__SUPPLIED DATA__:

╭──

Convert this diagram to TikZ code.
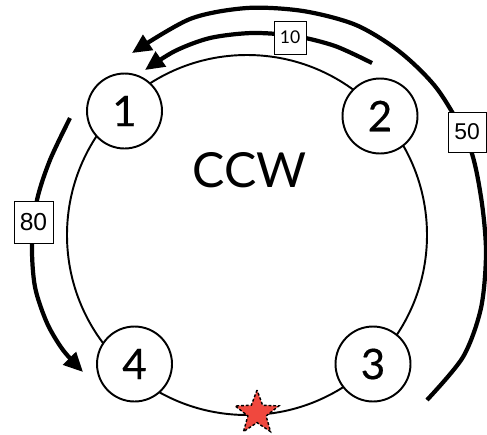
\documentclass[tikz,border=0pt]{standalone}
\usepackage{fontspec}
\setmainfont{Lato}
\newfontfamily\labelfont{Liberation Sans}
\newfontfamily\sitefont[FakeBold=0.4]{Lato}
\usetikzlibrary{shapes.geometric,arrows.meta}
\definecolor{starred}{RGB}{240,72,62}
\begin{document}
\begin{tikzpicture}[x=0.02cm,y=-0.02cm,
  site/.style={circle,draw,line width=1.1pt,fill=white,minimum size=1.5cm,
    inner sep=0pt,font=\sitefont\fontsize{24}{24}\selectfont},
  flow/.style={line width=2.4pt,-{Triangle[length=11pt,width=10pt]}},
  cost/.style={draw,line width=0.5pt,fill=white,inner sep=0pt}]
\useasboundingbox (0,0) rectangle (487,434);

% ring
\coordinate (ctr) at (247,235);
\draw[line width=1.1pt] (ctr) circle[radius=180];

% sites on the ring
\node[site] (n1) at (124.5,111) {1};
\node[site] (n2) at (380,116) {2};
\node[site] (n3) at (373,364) {3};
\node[site] (n4) at (134.5,364) {4};

\node[font=\fontsize{27.5}{28}\selectfont] (dir) at (249.5,170) {CCW};

% marker at the bottom of the ring
\node[star,star points=5,star point ratio=2.4,minimum size=0.92cm,inner sep=0pt,
  fill=starred,draw,line width=0.8pt,dash pattern=on 1.6pt off 1.1pt] (mark) at (257,413) {};

% short arc 2 -> 1
\coordinate (a0) at (372,63);
\coordinate (a9) at (145,70);
\draw[flow] plot[smooth] coordinates {(a0) (335,46) (295,36) (252,33) (210,38) (175,51) (a9)};
\node[cost,minimum width=0.64cm,minimum height=0.66cm,font=\fontsize{10}{10}\selectfont] (c10) at (290,37.5) {10};

% long arc 3 -> 1
\coordinate (b0) at (427,400);
\coordinate (b9) at (132,53);
\draw[flow] plot[smooth] coordinates {(b0) (463,357) (481,308) (486,252) (481,197) (469,145) (438,90) (400,52) (356,25) (303,11) (247,8) (190,19) (b9)};
\node[cost,minimum width=0.76cm,minimum height=0.80cm,font=\labelfont\fontsize{13}{13}\selectfont] (c50) at (467,132) {50};

% arc 1 -> 4
\coordinate (l0) at (70,118);
\coordinate (l9) at (83,372);
\draw[flow] plot[smooth] coordinates {(l0) (50,160) (37,200) (32,245) (35,287) (47,323) (63,350) (l9)};
\node[cost,minimum width=0.78cm,minimum height=0.84cm,font=\labelfont\fontsize{14}{14}\selectfont] (c80) at (33.5,222) {80};
\end{tikzpicture}
\end{document}
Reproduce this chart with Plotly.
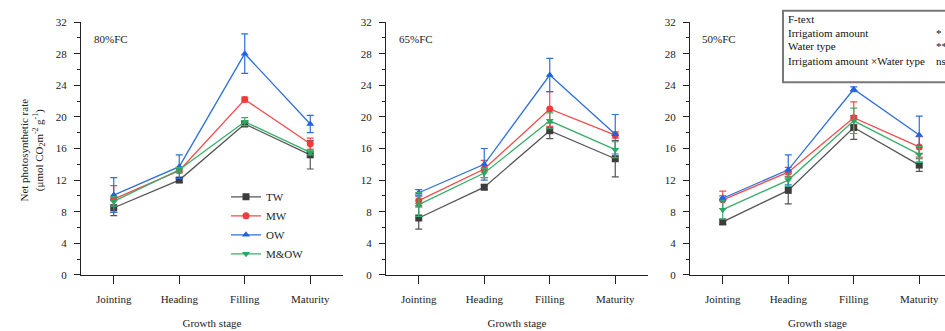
import plotly.graph_objects as go

stages = ["Jointing", "Heading", "Filling", "Maturity"]
series_names = ["TW", "MW", "OW", "M&OW"]
panel_labels = ["80%FC", "65%FC", "50%FC"]

# values per panel
p80_TW = [8.5, 12.0, 19.1, 15.2]
p80_MW = [9.6, 13.2, 22.2, 16.6]
p80_OW = [10.1, 13.7, 28.0, 19.1]
p80_MOW = [9.3, 13.3, 19.4, 15.5]
p80_TW_err = [1.0, 0.3, 0.3, 1.8]
p80_MW_err = [1.7, 0.3, 0.3, 0.7]
p80_OW_err = [2.2, 1.5, 2.5, 1.1]
p80_MOW_err = [0.6, 0.3, 0.5, 0.3]

p65_TW = [7.2, 11.1, 18.25, 14.7]
p65_MW = [9.4, 13.4, 21.0, 17.7]
p65_OW = [10.4, 14.0, 25.3, 17.8]
p65_MOW = [8.9, 12.9, 19.5, 15.85]
p65_TW_err = [1.4, 0.3, 1.0, 2.3]
p65_MW_err = [0.6, 1.1, 2.2, 0.4]
p65_OW_err = [0.4, 2.0, 2.1, 2.5]
p65_MOW_err = [1.5, 0.6, 1.0, 1.0]

p50_TW = [6.7, 10.7, 18.65, 13.9]
p50_MW = [9.5, 13.0, 19.9, 16.2]
p50_OW = [9.7, 13.3, 23.5, 17.7]
p50_MOW = [8.25, 12.0, 19.5, 15.25]
p50_TW_err = [0.3, 1.7, 1.5, 0.8]
p50_MW_err = [1.1, 0.6, 2.0, 1.3]
p50_OW_err = [0.3, 1.9, 0.3, 2.4]
p50_MOW_err = [1.2, 0.8, 1.6, 1.0]

ftext_rows = ["F-text", "Irrigatiom amount", "Water type", "Irrigatiom amount ×Water type"]
ftext_sig = ["", "*", "**", "ns"]

panels = [
    ([p80_TW, p80_MW, p80_OW, p80_MOW], [p80_TW_err, p80_MW_err, p80_OW_err, p80_MOW_err]),
    ([p65_TW, p65_MW, p65_OW, p65_MOW], [p65_TW_err, p65_MW_err, p65_OW_err, p65_MOW_err]),
    ([p50_TW, p50_MW, p50_OW, p50_MOW], [p50_TW_err, p50_MW_err, p50_OW_err, p50_MOW_err]),
]

line_colors = ["#555555", "#f24a4a", "#2f6fdc", "#3aaf6a"]
marker_colors = ["#3c3c3c", "#f23a3a", "#1f63de", "#2aa860"]
symbols = ["square", "circle", "triangle-up", "triangle-down"]

W, H = 945, 331
FONT = "Liberation Serif"

fig = go.Figure()

for pi, (vals, errs) in enumerate(panels):
    xa = "x" if pi == 0 else f"x{pi+1}"
    ya = "y" if pi == 0 else f"y{pi+1}"
    for si in range(4):
        fig.add_trace(go.Scatter(
            x=stages, y=vals[si], name=series_names[si],
            mode="lines+markers",
            line=dict(color=line_colors[si], width=1.3),
            marker=dict(symbol=symbols[si], size=7, color=marker_colors[si]),
            error_y=dict(type="data", array=errs[si], visible=True,
                         color=line_colors[si], thickness=1.2, width=3.5),
            xaxis=xa, yaxis=ya, showlegend=(pi == 0),
        ))

# axis geometry (pixels)
y_top, y_bot = 16.7, 279
ydom = [1 - y_bot / H, 1 - y_top / H]
xdoms = [(81, 343), (386, 648), (690, 945)]
spacing = (343 - 81) / 4.0

common_x = dict(
    type="category", showline=True, linecolor="#222", linewidth=1.2,
    ticks="outside", ticklen=8, tickcolor="#222", tickwidth=1.2,
    ticklabelstandoff=6,
    showgrid=False, zeroline=False,
    tickfont=dict(family=FONT, size=11, color="#222"),
    title=dict(text="Growth stage", font=dict(family=FONT, size=11, color="#222"), standoff=15),
)
common_y = dict(
    range=[0, 32], tickvals=[0, 4, 8, 12, 16, 20, 24, 28, 32],
    showline=True, linecolor="#222", linewidth=1.2,
    ticks="outside", ticklen=6, tickcolor="#222", tickwidth=1.2,
    ticklabelstandoff=5,
    minor=dict(dtick=2, ticks="outside", ticklen=3, tickcolor="#222", tickwidth=1),
    showgrid=False, zeroline=False,
    tickfont=dict(family=FONT, size=11, color="#222"),
)

layout = {}
for pi, (a, b) in enumerate(xdoms):
    xk = "xaxis" if pi == 0 else f"xaxis{pi+1}"
    yk = "yaxis" if pi == 0 else f"yaxis{pi+1}"
    rng_end = -0.5 + (b - a) / spacing
    xd = dict(common_x, domain=[a / W, b / W], range=[-0.5, rng_end],
              anchor="y" if pi == 0 else f"y{pi+1}")
    yd = dict(common_y, domain=ydom, anchor="x" if pi == 0 else f"x{pi+1}")
    layout[xk] = xd
    layout[yk] = yd

fig.update_layout(**layout)

annotations = []
label_x = [92, 397, 700]
for pi, lab in enumerate(panel_labels):
    annotations.append(dict(x=label_x[pi] / W, y=1 - 34 / H, xref="paper", yref="paper",
                            text=lab, showarrow=False, xanchor="left", yanchor="middle",
                            font=dict(family=FONT, size=11, color="#222")))
# y axis title
annotations.append(dict(x=33 / W, y=1 - 150 / H, xref="paper", yref="paper",
                        text="Net photosynthetic rate<br>(μmol CO<sub>2</sub>m<sup>-2</sup> g<sup>-1</sup>)",
                        showarrow=False, textangle=-90, xanchor="center", yanchor="middle",
                        font=dict(family=FONT, size=11, color="#222")))
# F-text table
row_y = [14, 28, 42, 57]
for i, t in enumerate(ftext_rows):
    annotations.append(dict(x=786 / W, y=1 - row_y[i] / H, xref="paper", yref="paper",
                            text=t, showarrow=False, xanchor="left", yanchor="middle",
                            font=dict(family=FONT, size=11, color="#111")))
    if ftext_sig[i]:
        annotations.append(dict(x=934 / W, y=1 - row_y[i] / H, xref="paper", yref="paper",
                                text=ftext_sig[i], showarrow=False, xanchor="left", yanchor="middle",
                                font=dict(family=FONT, size=11, color="#111")))

shapes = [dict(type="rect", xref="paper", yref="paper",
               x0=783 / W, x1=1.02, y0=1 - 79 / H, y1=1 - 5 / H,
               line=dict(color="#777", width=2), fillcolor="rgba(0,0,0,0)")]

fig.update_layout(
    width=W, height=H, margin=dict(l=0, r=0, t=0, b=0),
    paper_bgcolor="white", plot_bgcolor="white",
    annotations=annotations, shapes=shapes,
    legend=dict(x=226 / W, y=1 - 183 / H, xanchor="left", yanchor="top",
                font=dict(family=FONT, size=11, color="#222"),
                bgcolor="rgba(0,0,0,0)", tracegroupgap=0, itemwidth=30),
)

fig.write_html("out.html")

╰──

__EXERCISE AIM__:
Repeat the listing above exactly from its first line to the line containing "(n4) at (134.5,364)", both included, and omit the pictures.

__ANSWER TO THIS PROBLEM__:
Convert this diagram to TikZ code.
\documentclass[tikz,border=0pt]{standalone}
\usepackage{fontspec}
\setmainfont{Lato}
\newfontfamily\labelfont{Liberation Sans}
\newfontfamily\sitefont[FakeBold=0.4]{Lato}
\usetikzlibrary{shapes.geometric,arrows.meta}
\definecolor{starred}{RGB}{240,72,62}
\begin{document}
\begin{tikzpicture}[x=0.02cm,y=-0.02cm,
  site/.style={circle,draw,line width=1.1pt,fill=white,minimum size=1.5cm,
    inner sep=0pt,font=\sitefont\fontsize{24}{24}\selectfont},
  flow/.style={line width=2.4pt,-{Triangle[length=11pt,width=10pt]}},
  cost/.style={draw,line width=0.5pt,fill=white,inner sep=0pt}]
\useasboundingbox (0,0) rectangle (487,434);

% ring
\coordinate (ctr) at (247,235);
\draw[line width=1.1pt] (ctr) circle[radius=180];

% sites on the ring
\node[site] (n1) at (124.5,111) {1};
\node[site] (n2) at (380,116) {2};
\node[site] (n3) at (373,364) {3};
\node[site] (n4) at (134.5,364) {4};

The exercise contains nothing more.